| Stated exercise |
Gather each line of the entries below that includes "this".

| Supplied records |

_ _ _ _ _ _ _

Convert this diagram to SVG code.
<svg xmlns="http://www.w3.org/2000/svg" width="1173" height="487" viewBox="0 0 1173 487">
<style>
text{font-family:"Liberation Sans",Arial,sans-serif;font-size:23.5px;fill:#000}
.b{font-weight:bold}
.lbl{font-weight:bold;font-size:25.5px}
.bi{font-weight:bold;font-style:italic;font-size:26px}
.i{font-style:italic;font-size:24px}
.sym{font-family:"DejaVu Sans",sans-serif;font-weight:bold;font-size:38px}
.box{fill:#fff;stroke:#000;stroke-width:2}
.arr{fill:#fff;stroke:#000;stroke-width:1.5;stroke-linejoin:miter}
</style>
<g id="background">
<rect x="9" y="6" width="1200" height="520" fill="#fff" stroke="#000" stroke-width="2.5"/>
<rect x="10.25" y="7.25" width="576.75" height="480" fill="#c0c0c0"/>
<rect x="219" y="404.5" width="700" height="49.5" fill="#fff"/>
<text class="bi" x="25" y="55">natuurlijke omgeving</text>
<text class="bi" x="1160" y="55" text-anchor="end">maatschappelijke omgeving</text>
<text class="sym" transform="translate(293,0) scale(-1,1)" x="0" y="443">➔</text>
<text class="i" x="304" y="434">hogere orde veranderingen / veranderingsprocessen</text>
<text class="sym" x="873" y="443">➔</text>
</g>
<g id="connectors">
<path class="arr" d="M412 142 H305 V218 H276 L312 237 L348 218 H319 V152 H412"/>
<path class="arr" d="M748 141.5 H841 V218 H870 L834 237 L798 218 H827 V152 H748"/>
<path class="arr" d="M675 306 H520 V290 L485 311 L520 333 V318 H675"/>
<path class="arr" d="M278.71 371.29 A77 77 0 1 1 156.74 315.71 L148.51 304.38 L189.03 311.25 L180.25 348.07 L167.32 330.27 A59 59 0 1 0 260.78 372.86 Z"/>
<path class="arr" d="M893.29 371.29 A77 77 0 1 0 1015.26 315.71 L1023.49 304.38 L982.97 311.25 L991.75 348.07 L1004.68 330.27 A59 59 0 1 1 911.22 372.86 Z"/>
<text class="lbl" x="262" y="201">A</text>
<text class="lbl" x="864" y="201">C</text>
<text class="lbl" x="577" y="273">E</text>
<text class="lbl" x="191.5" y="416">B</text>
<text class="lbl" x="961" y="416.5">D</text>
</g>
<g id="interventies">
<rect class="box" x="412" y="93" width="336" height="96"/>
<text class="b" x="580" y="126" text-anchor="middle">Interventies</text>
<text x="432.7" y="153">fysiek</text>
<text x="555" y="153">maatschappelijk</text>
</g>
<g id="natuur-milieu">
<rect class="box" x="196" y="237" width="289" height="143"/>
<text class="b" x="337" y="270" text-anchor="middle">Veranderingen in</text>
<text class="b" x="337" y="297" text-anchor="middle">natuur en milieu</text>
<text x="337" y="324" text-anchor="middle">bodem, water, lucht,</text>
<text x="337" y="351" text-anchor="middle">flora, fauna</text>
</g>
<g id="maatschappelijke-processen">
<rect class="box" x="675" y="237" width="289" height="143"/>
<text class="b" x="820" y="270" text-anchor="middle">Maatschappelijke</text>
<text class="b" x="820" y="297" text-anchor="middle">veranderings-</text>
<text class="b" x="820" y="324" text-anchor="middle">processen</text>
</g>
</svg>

_ _ _ _ _ _ _

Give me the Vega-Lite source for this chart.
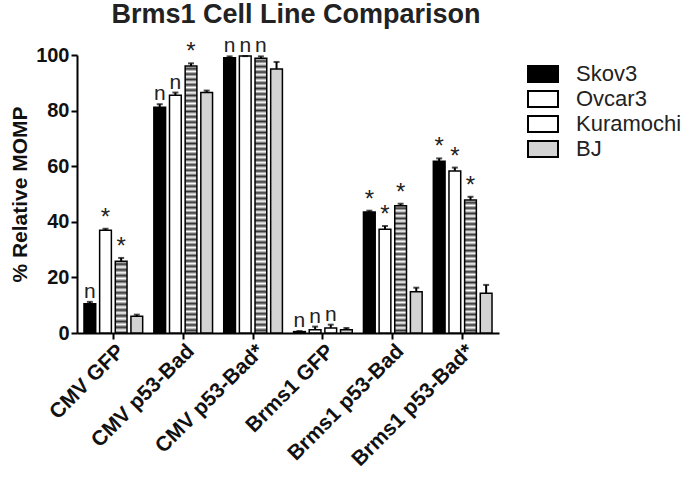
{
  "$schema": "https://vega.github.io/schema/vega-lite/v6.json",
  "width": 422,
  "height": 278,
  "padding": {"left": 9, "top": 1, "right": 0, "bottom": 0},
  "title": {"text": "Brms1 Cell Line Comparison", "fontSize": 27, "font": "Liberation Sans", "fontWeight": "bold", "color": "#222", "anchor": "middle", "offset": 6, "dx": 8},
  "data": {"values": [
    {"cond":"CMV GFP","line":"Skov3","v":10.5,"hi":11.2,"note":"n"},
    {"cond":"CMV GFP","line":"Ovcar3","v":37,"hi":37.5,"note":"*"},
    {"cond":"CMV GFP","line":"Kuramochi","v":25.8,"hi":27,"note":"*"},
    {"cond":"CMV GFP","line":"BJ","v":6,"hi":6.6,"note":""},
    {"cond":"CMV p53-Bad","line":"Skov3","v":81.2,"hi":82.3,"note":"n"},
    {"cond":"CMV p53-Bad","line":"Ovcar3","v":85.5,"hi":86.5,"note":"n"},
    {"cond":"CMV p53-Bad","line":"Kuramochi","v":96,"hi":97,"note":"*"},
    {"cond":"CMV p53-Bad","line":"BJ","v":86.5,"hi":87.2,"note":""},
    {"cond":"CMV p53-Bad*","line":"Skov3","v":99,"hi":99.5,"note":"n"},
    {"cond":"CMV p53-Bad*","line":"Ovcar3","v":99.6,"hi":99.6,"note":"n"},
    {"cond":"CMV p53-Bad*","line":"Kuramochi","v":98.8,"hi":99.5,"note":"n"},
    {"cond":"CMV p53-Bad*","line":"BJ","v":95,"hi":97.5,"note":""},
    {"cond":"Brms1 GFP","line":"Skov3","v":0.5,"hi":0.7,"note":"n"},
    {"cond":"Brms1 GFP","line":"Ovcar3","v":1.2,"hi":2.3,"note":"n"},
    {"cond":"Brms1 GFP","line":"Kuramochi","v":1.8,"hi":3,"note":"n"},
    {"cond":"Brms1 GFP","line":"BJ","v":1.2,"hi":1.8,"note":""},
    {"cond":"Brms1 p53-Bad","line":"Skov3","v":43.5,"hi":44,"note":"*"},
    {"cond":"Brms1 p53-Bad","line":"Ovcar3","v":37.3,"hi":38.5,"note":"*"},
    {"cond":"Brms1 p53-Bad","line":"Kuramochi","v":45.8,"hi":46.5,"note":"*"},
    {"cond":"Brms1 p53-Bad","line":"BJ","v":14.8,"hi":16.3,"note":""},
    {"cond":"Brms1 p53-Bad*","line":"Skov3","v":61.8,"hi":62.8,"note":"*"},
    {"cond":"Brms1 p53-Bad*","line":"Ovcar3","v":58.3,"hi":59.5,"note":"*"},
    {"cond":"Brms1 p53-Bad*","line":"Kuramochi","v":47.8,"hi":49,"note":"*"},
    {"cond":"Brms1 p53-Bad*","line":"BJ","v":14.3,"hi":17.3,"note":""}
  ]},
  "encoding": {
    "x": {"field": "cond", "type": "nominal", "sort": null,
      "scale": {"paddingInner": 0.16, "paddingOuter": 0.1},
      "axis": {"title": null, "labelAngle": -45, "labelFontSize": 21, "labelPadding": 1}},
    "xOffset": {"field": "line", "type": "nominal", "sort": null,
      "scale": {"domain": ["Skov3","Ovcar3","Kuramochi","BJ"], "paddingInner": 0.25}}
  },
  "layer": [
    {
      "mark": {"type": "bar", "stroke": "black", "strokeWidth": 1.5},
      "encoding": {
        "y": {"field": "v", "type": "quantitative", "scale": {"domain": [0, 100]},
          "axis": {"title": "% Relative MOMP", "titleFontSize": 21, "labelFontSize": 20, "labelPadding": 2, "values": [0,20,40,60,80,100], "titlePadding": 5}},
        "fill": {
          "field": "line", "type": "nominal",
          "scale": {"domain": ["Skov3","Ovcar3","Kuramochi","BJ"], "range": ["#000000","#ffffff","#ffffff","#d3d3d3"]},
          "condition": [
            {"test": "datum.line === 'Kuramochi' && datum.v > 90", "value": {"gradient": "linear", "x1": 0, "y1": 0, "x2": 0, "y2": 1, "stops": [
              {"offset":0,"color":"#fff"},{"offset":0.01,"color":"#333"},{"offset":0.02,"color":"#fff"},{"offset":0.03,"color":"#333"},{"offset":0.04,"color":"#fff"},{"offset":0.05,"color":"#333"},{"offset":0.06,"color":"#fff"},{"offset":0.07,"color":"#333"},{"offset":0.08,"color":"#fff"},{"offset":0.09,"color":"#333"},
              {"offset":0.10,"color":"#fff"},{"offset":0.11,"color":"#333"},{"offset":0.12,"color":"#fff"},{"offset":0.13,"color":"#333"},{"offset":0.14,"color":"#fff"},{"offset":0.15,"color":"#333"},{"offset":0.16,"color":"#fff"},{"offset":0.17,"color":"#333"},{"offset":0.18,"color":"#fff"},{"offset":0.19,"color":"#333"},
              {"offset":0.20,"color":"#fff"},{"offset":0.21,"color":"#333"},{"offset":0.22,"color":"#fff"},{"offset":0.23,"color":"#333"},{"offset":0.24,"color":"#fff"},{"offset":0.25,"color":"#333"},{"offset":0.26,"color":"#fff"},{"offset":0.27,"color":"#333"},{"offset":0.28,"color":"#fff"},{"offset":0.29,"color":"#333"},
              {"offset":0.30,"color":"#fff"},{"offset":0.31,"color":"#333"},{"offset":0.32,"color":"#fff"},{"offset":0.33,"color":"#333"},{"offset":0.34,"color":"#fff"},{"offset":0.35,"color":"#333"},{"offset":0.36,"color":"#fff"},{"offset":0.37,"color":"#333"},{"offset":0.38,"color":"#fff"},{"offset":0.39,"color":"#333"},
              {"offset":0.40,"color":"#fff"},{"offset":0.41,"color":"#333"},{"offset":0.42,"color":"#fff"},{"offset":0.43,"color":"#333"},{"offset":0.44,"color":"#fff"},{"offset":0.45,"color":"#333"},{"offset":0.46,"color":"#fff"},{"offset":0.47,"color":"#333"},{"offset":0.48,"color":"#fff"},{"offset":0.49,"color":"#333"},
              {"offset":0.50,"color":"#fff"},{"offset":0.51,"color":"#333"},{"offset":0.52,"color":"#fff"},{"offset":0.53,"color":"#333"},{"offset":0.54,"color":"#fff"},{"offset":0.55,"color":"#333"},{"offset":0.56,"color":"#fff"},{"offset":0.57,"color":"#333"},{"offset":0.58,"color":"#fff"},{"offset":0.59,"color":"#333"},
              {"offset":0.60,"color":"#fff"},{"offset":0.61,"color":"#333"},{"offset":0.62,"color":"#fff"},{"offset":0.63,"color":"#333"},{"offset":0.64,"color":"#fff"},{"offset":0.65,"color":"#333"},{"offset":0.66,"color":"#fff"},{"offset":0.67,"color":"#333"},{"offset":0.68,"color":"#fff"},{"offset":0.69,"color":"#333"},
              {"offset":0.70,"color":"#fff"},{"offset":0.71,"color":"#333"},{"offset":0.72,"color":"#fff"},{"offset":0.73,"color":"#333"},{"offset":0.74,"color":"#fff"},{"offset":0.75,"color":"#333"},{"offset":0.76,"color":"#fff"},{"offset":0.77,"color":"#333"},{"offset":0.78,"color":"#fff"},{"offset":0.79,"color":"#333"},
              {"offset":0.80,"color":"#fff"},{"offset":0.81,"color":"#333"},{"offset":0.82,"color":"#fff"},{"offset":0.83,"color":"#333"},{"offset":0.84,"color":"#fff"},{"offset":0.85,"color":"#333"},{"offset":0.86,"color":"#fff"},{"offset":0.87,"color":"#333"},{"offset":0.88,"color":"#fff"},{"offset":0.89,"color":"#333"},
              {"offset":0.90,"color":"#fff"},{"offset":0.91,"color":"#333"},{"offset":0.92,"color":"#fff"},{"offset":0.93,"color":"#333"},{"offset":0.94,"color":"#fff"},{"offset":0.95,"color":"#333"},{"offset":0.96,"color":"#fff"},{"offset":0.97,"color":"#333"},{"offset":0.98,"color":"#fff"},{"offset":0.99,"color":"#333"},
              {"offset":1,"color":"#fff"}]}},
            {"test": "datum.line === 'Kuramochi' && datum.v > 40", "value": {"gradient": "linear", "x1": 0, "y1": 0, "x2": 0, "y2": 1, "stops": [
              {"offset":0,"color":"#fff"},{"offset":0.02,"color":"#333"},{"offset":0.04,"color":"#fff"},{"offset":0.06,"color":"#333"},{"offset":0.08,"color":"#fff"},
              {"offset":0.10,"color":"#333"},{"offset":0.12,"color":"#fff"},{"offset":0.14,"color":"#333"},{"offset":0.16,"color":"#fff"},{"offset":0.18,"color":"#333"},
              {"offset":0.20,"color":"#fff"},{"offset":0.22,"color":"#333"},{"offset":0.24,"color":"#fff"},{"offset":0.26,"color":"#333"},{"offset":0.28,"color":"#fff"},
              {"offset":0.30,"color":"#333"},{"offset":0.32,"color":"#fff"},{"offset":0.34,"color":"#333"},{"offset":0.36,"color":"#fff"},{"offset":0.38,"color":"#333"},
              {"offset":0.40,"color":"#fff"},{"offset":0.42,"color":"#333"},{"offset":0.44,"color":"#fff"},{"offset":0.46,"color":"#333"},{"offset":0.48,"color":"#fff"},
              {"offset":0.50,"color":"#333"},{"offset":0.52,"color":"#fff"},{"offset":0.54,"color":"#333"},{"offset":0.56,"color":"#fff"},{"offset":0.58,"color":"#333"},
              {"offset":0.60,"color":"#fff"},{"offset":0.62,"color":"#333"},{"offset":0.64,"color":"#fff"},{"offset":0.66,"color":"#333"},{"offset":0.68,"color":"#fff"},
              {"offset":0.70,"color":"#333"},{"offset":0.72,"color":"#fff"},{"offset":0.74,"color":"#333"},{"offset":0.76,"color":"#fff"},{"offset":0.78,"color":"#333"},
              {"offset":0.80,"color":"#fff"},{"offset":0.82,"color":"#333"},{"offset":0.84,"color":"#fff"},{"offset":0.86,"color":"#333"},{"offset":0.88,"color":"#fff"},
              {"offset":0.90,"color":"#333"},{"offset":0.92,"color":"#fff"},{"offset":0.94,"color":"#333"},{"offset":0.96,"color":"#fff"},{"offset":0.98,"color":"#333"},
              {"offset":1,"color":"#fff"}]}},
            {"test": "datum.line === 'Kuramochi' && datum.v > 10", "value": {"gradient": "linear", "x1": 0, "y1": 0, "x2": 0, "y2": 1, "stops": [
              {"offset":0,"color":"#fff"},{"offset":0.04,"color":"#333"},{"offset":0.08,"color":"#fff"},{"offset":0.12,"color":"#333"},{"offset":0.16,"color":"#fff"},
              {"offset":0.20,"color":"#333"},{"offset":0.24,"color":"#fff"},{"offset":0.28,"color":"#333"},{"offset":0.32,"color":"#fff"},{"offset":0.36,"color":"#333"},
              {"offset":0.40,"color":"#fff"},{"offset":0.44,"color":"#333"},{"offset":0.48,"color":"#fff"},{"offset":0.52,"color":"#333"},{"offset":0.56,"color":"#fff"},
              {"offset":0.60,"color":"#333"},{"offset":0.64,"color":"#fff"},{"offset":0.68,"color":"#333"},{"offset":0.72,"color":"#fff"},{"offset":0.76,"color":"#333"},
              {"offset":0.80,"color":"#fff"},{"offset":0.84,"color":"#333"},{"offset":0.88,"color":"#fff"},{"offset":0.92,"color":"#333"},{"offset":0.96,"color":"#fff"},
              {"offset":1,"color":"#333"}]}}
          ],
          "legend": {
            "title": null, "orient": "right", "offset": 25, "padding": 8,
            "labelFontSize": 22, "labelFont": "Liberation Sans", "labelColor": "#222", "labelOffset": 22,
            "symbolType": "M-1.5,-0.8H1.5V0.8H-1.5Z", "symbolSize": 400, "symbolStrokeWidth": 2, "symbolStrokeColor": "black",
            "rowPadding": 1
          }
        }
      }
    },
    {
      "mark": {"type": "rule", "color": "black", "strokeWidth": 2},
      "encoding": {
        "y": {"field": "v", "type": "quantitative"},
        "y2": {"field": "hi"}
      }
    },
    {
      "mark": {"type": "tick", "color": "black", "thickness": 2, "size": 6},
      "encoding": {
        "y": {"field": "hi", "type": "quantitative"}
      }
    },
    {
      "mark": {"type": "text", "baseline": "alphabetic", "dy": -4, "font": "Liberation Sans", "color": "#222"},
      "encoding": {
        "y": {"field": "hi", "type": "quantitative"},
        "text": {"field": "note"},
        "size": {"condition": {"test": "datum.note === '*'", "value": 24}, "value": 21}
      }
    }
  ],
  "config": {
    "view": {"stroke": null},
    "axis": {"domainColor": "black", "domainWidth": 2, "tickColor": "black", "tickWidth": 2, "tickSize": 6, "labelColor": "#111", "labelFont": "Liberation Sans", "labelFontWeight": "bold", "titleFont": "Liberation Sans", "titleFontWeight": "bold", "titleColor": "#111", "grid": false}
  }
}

_ _ _ _ _ _ _

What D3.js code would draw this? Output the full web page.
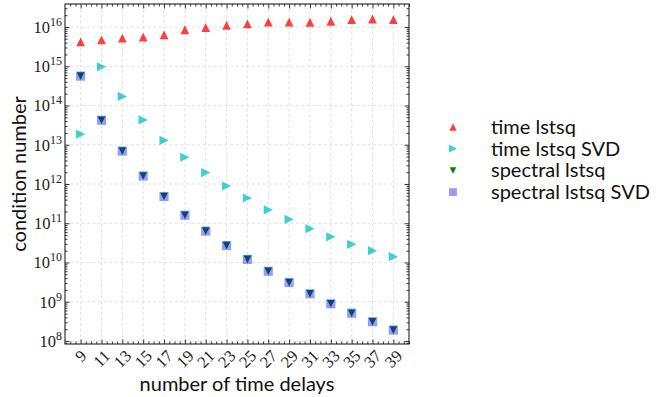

_ _ _ _ _ _ _

| Expected answer |
Convert this diagram to SVG code.
Give me the Vega-Lite source for this chart.
What D3.js code would draw this? Output the full web page.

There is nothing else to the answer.